According to Jean Françaix, this Concerto "is amusing to listen to, though playing it is another matter. It presents an acrobatic display for the fingers, with looping the loop, steep turns and sudden dives aimed at terrifying the soloist who must have nerves of steel and thousands of hours of "flying time" under his belt. There are no free rides in this concerto, not even in the slow movement, where enchantingly long passages have to be played in one single breath. To pursue the aeronautical image further, it is a bit like the pilot turning the engines off and gliding till the plane is one the brink of plummeting down, then casually flicking the switches back on and swapping his pilot's helmet for a circus clown's rotating wig." Dimitri Ashkeneazy's performance and Christoph Mueller's conducting certainly deserved the audience's ovations.

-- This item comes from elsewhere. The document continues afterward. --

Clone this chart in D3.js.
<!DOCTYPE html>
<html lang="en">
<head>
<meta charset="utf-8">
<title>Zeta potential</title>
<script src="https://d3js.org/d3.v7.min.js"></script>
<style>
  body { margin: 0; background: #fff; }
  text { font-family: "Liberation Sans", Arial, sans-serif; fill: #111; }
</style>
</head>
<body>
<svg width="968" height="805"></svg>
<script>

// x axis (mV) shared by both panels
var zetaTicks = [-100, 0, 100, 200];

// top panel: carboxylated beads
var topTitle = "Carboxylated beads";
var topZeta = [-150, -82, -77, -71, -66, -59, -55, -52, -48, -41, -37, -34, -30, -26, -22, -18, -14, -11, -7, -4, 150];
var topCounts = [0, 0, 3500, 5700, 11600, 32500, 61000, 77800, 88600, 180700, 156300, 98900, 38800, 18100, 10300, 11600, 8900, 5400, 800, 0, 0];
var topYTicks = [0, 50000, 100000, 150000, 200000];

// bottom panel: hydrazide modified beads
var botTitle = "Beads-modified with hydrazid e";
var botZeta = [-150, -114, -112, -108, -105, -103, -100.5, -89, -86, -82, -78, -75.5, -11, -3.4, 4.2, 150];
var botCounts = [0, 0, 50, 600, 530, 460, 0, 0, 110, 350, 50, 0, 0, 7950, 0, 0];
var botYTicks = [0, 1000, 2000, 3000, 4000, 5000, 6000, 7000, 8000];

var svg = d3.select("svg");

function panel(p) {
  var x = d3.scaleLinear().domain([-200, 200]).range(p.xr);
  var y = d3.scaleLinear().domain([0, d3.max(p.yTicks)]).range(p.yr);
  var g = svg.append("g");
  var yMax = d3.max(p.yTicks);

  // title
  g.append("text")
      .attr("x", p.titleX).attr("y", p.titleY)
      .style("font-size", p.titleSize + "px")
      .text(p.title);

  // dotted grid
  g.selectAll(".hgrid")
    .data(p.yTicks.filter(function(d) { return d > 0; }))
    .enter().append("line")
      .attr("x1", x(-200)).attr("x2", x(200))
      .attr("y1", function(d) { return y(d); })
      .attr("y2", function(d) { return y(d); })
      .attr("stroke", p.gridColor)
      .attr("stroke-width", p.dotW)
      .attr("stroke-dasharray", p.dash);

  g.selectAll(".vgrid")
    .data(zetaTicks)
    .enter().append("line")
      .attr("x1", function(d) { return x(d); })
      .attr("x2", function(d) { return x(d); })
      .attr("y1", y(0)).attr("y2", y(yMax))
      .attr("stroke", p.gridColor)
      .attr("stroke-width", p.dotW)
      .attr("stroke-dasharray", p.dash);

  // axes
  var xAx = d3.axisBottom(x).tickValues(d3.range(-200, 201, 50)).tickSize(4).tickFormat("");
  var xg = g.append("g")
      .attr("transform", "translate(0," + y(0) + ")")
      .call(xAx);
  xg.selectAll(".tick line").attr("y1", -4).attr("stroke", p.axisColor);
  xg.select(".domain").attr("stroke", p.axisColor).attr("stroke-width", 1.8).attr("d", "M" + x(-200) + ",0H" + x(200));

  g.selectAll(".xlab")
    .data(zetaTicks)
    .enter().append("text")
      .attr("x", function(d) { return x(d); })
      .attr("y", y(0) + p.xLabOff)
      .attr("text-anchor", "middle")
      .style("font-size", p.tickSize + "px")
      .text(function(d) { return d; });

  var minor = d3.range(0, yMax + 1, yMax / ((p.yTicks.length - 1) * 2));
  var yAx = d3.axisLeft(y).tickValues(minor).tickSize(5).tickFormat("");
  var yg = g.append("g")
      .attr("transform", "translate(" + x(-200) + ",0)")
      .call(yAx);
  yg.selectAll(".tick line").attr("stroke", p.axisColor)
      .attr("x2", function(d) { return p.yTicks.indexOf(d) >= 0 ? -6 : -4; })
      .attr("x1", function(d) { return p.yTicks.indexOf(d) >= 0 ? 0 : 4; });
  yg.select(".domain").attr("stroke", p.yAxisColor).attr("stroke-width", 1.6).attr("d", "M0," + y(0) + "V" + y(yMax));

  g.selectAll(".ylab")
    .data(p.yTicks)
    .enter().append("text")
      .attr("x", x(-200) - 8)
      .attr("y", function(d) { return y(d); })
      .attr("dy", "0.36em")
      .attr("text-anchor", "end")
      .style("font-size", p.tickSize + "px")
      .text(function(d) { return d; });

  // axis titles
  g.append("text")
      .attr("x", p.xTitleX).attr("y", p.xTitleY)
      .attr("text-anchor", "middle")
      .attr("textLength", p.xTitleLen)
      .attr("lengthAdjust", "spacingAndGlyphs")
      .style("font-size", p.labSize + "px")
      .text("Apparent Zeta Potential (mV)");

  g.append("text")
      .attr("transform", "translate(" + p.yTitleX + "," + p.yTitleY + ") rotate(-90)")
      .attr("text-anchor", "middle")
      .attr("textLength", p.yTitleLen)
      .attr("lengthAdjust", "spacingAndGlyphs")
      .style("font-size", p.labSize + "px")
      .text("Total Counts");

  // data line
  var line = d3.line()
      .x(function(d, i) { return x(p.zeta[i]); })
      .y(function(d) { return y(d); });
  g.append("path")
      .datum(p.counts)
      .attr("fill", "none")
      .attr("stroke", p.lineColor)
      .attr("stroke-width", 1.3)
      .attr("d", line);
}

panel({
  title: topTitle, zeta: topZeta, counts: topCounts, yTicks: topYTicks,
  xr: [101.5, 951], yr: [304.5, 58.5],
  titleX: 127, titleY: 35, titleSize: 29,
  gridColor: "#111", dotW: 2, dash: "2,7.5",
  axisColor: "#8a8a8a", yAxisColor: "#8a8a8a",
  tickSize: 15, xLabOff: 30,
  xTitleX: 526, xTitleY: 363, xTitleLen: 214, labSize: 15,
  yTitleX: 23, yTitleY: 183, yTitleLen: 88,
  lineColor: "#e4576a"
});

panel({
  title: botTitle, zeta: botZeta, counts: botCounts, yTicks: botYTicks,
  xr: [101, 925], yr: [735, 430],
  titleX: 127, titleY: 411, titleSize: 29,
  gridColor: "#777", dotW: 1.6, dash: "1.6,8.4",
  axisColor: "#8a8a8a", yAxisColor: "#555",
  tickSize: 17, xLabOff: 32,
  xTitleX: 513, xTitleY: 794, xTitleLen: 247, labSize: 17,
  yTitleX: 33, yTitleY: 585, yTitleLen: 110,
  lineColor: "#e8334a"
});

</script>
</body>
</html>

The second part of the concert was dedicated to the fourth symphony of Johannes Brahms, closing the "Brahms cycle" for this season. The Fourth in E-minor, Opus 98, composed in 1885, is the last of Brahms' symphonies: it was premiered in Meiningen in the fall of the same year, turning gradually into one of the most appreciated works of the great master. Opening on a theme of tragedy with sobbing violins followed by fanfares marching to war, the work turns from tenderly serene to powerfully passionate, with a finale of 32 Passacaille- variations of a gigantic emotional impact.
The audience loved the work: that night they even loved the orchestra, the soloist and the Maestro who had given them a rather belated though quite lovely soirée musicale.